Эх-х-х…
Радмила одним глотком допила застоявшийся в стакане портвейн и строго произнесла:
— А теперь, Гликерия, пора спать. Ночь на дворе. Завтра будет новый день моей старой жизни. Сказки кончились. Спокойной ночи, моя хорошая.
…Она проснулась от какого-то шороха. Вынырнула из глубин неясного тусклого сна, распахнула глаза и оцепенела. По ее комнате ходил Феликс Ипатов, зажигая свечи платиновой зажигалкой. Огоньки уже окружали постель, горели у зеркала и на тумбочке. Было неправдоподобно светло.
— Еще две свечки, и будет готово, — не оборачиваясь, произнес Феликс, почувствовав ее внезапное пробуждение.
Дурацкий вопрос: «Как ты сюда попал?» — застрял в глотке. Ответ-то был известен. Ключи, якобы потерянные…
Радмила молча смотрела на его движения, по-кошачьи плавные и мягкие. Завораживающие. Могла бы смотреть вечность. Темные тени следовали за ним, словно он был их повелителем.
Феликс наконец обернулся. По его спокойному лицу бежали блики от прыгающих огоньков свечей. Он казался порождением иного мира, в котором живут лишь избранные. В котором живут гении.
И он пришел к ней.
Он больше ничего не стал говорить, принимаясь расстегивать свою черную рубашку. Радмила закусила губу, когда рубашка полетела в сторону. Смуглые руки потянулись к кожаному ремню на джинсах. Радмила закрыла глаза, через мгновение услышав, как джинсы упали на пол.

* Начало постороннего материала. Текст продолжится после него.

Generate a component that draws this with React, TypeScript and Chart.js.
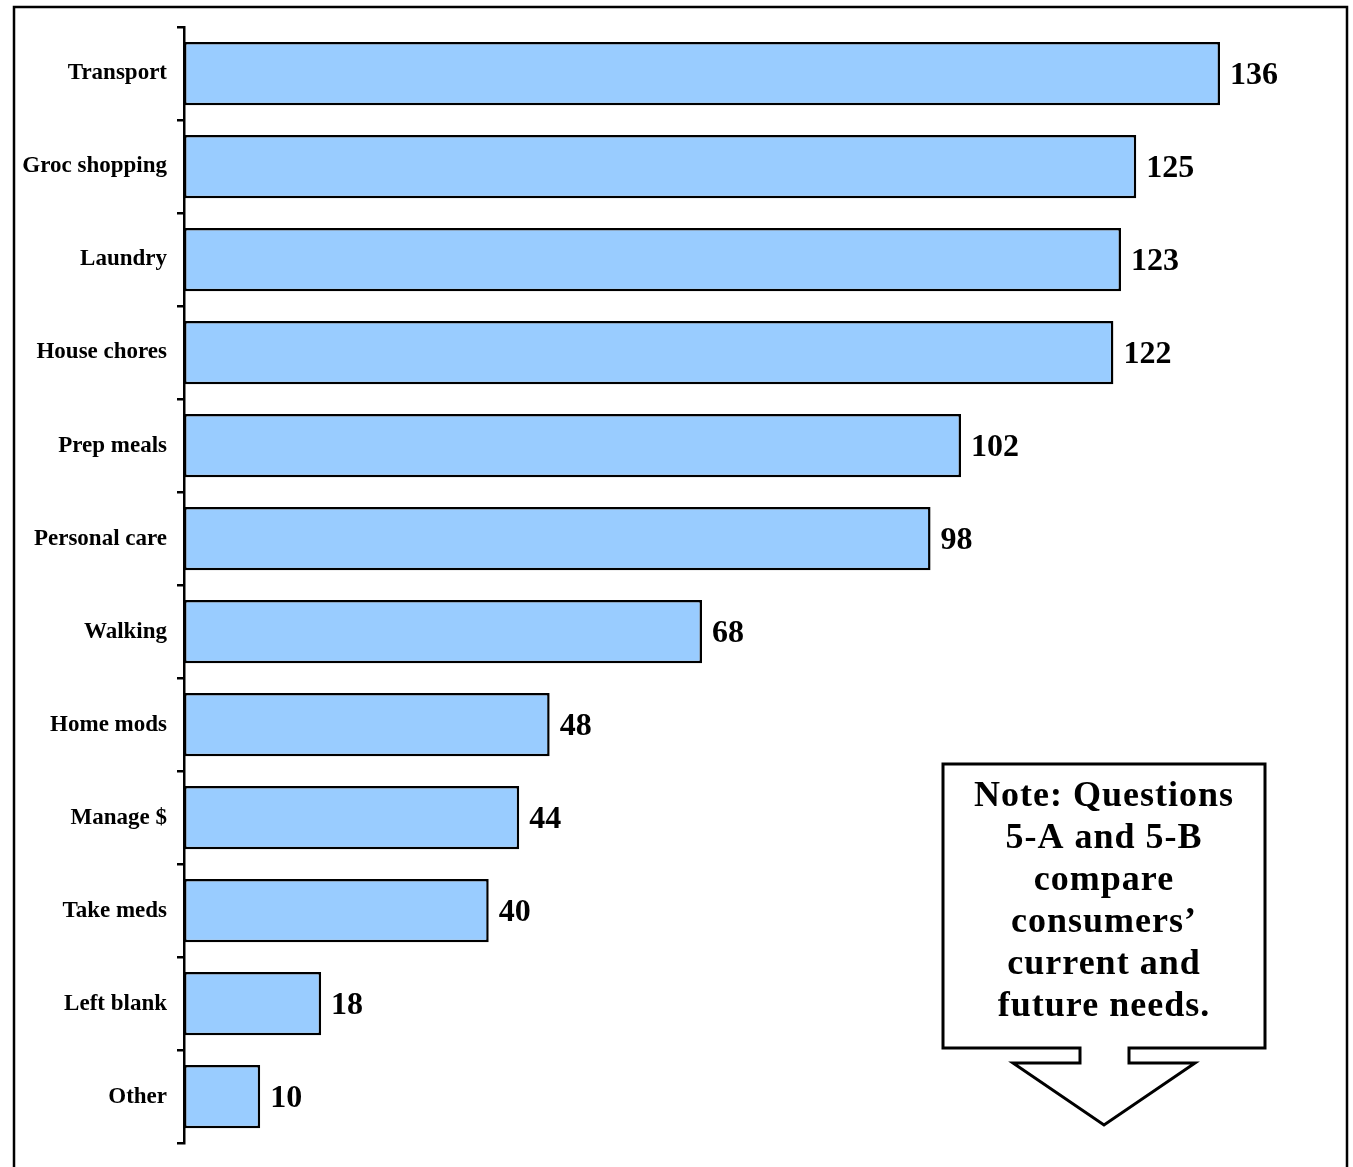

Его приближающихся шагов она не услышала — он просто обрушился на нее. Мир вспыхнул синим пламенем. Мир наполнился острыми запахами плоти и протяжными звуками любви. Мир перестал быть реальностью.

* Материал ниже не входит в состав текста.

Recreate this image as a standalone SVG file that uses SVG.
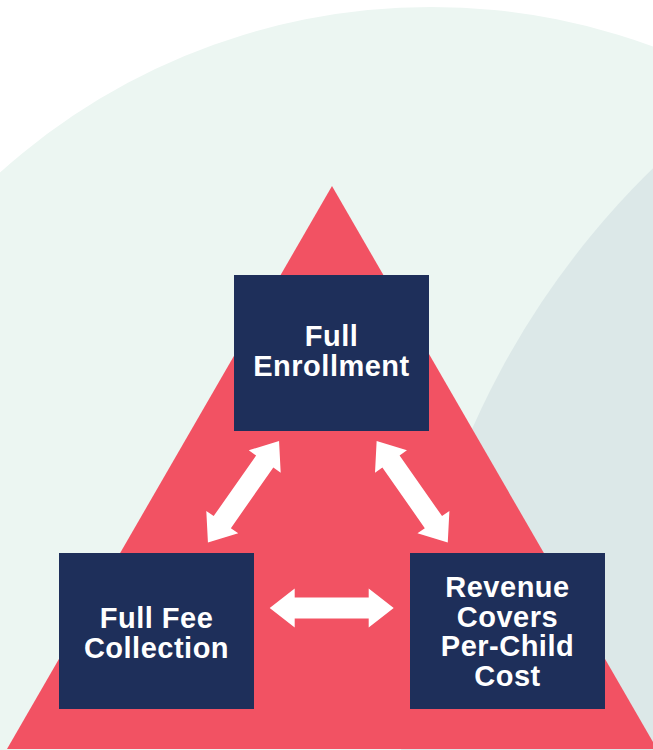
<svg xmlns="http://www.w3.org/2000/svg" width="653" height="750" viewBox="0 0 653 750">
  <defs>
    <style>
      .box { fill: #1E2F5A; }
      .lbl { fill: #FFFFFF; font-family: "Liberation Sans", Arial, Helvetica, sans-serif; font-weight: bold; font-size: 29px; letter-spacing: 0.5px; text-anchor: middle; }
      .arrow { fill: #FFFFFF; }
    </style>
    <polygon id="dbl" points="-62,0 -37,-19.5 -37,-10.5 37,-10.5 37,-19.5 62,0 37,19.5 37,10.5 -37,10.5 -37,19.5"/>
  </defs>
  <rect width="653" height="750" fill="#FFFFFF"/>
  <g id="background">
    <circle cx="431" cy="651" r="644" fill="#ECF6F2"/>
    <circle cx="1236" cy="766" r="835" fill="#DCE8E8"/>
    <polygon points="332,186 7,749 657,749" fill="#F25263"/>
  </g>
  <g id="connectors">
    <use href="#dbl" class="arrow" transform="translate(243.5,491.8) rotate(-55)"/>
    <use href="#dbl" class="arrow" transform="translate(412.2,491.8) rotate(55)"/>
    <use href="#dbl" class="arrow" transform="translate(331.7,608)"/>
  </g>
  <g id="node-enrollment">
    <rect class="box" x="234" y="275" width="195" height="156"/>
    <text class="lbl" x="331.5" y="346">Full<tspan x="331.5" dy="30">Enrollment</tspan></text>
  </g>
  <g id="node-fee">
    <rect class="box" x="59" y="553" width="195" height="156"/>
    <text class="lbl" x="156.5" y="628">Full Fee<tspan x="156.5" dy="29.5">Collection</tspan></text>
  </g>
  <g id="node-revenue">
    <rect class="box" x="410" y="553" width="195" height="156"/>
    <text class="lbl" x="507.5" y="597">Revenue<tspan x="507.5" dy="29.5">Covers</tspan><tspan x="507.5" dy="29.5">Per-Child</tspan><tspan x="507.5" dy="29.5">Cost</tspan></text>
  </g>
</svg>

— …Ты меня соблазнил или изнасиловал? — Радмила провела вялой рукой по своему влажному лицу. Вроде бы ее лицо. Но почему оно такое… такое бархатистое?
— Все может быть. — Феликс ухмыльнулся, уткнувшись носом ей в шею.
— Что — может быть?
— Все.
— Не может быть!
— Что не может быть?
— Все.
Ипатов хмыкнул и укусил ее за мочку уха. Радмила взвизгнула. Ее руки обвились вокруг него, и через секунду уже Ипатов вскрикнул, укушенный за губу.
— Садистка!
— А ты маньяк, — не осталась в долгу Радмила.

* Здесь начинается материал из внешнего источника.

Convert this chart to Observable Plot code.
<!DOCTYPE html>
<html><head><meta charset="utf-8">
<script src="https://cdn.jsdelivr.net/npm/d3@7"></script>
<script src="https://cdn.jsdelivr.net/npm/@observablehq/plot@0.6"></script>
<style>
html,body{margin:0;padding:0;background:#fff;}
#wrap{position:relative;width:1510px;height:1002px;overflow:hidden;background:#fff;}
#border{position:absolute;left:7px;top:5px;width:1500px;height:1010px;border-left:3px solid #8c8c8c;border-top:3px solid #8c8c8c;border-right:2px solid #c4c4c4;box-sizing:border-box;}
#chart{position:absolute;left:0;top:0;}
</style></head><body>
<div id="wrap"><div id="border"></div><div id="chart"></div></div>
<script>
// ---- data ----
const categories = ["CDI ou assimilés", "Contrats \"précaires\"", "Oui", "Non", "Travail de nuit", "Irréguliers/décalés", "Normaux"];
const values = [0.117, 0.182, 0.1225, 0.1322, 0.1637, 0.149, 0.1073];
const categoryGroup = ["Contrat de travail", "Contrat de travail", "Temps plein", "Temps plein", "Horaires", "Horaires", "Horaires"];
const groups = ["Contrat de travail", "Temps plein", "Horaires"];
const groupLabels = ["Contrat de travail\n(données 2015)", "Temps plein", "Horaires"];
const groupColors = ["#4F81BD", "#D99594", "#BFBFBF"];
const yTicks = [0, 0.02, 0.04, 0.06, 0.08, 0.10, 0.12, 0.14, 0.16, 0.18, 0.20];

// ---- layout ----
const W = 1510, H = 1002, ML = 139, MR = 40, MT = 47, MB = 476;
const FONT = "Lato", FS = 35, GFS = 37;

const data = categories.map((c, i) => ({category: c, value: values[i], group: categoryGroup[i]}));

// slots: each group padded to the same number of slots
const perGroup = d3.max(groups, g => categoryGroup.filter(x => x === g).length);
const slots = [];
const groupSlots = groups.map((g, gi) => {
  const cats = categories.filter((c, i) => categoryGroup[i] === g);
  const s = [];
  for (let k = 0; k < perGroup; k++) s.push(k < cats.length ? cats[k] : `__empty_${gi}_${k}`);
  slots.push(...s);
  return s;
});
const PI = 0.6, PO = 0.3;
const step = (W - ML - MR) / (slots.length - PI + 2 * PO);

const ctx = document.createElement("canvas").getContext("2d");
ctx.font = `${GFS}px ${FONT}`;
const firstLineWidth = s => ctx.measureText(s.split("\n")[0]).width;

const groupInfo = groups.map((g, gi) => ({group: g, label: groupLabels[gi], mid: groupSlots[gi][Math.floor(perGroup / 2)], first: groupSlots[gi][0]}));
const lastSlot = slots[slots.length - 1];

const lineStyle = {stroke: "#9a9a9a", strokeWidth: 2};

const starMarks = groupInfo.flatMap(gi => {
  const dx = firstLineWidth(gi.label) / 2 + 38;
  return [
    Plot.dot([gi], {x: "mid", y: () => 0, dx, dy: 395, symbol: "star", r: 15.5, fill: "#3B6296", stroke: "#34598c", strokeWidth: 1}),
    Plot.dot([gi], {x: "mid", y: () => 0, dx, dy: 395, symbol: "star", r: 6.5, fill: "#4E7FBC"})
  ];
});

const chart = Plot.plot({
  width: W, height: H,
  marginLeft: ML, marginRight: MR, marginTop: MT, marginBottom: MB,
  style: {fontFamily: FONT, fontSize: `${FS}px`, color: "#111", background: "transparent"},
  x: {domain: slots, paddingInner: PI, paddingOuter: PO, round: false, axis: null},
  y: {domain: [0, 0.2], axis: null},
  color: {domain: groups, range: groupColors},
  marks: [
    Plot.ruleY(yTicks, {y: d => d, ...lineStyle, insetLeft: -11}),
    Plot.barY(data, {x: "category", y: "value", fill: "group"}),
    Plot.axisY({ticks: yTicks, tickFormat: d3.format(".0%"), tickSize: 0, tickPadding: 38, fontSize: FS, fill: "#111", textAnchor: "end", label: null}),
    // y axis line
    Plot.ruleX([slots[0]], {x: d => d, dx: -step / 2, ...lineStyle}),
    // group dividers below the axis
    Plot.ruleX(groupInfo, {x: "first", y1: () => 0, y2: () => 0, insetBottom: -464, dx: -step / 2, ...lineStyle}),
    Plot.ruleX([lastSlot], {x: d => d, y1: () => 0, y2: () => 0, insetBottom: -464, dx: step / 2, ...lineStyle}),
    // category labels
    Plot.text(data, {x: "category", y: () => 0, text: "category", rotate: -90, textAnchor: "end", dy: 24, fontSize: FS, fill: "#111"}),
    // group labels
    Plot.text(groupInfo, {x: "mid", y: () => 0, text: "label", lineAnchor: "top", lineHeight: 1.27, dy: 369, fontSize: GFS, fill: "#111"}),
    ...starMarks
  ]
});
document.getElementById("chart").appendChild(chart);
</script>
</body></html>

Она еще не поняла, стоит ли ей возмущаться столь бесцеремонным лишением невинности, посередине ночи, в окружении свечей и без ее согласия. Но при ее активном участии.
Она замерла, прислушиваясь к себе. Ощущения были незнакомыми и приятными. Наверное, чересчур приятными. Как будто внутри у нее бились крылышками тысячи бабочек. Сгустки тепла текли по венам и разносились по всему телу.
Губы были непривычно припухшими, а подбородок саднил, натертый щетиной. Все было так ново!
Она откинула одеяло и приподнялась.
— Господи ты боже мой! — вырвалось у нее, когда она увидела большое пятно на простыне. — Крови-то сколько! Что ты со мной сделал, ирод?
Ипатов тоже поднялся и посмотрел на пятно. Выражение его лица стало довольным до безобразия:
— Дефлорировал.
— Мерзавец. — Радмила покосилась на свои бедра, испачканные той же субстанцией, что и простыни. — Дефлорировал так уж дефлорировал.
— Качественно.
Радмила снова откинулась на подушки и вдруг звонко расхохоталась:
— Эту простыночку мы твоему отцу покажем. Чтобы он другой диагноз поставил.
— Не понял. — Феликс подозрительно сощурился.
— Виталий Викторович как терапевт со стажем и большой практикой мне недавно диагноз поставил — абсолютная невинность. Предлагал полечиться.
— Да, папа у меня большой специалист в таких вопросах, — кивнул Феликс, уголки губ у него задрожали. — От пациенток отбоя нет.
Радмила снова зашлась в приступе хохота. Ей было так весело, так легко, как никогда в жизни. Впрочем, и в постели с мужчиной она никогда до этой ночи не лежала.
И черта с два она теперь мужчину из своей постели выпустит!
Этого мужчину.
7
«Это я. Там тоже я. И там была я. Как же много стало меня! Слишком много».
Радмила Туманова смотрела на баннеры, что проносились мимо, за стеклом троллейбуса. А еще были постеры, календари и листовки. Со всех них смотрели ее глаза.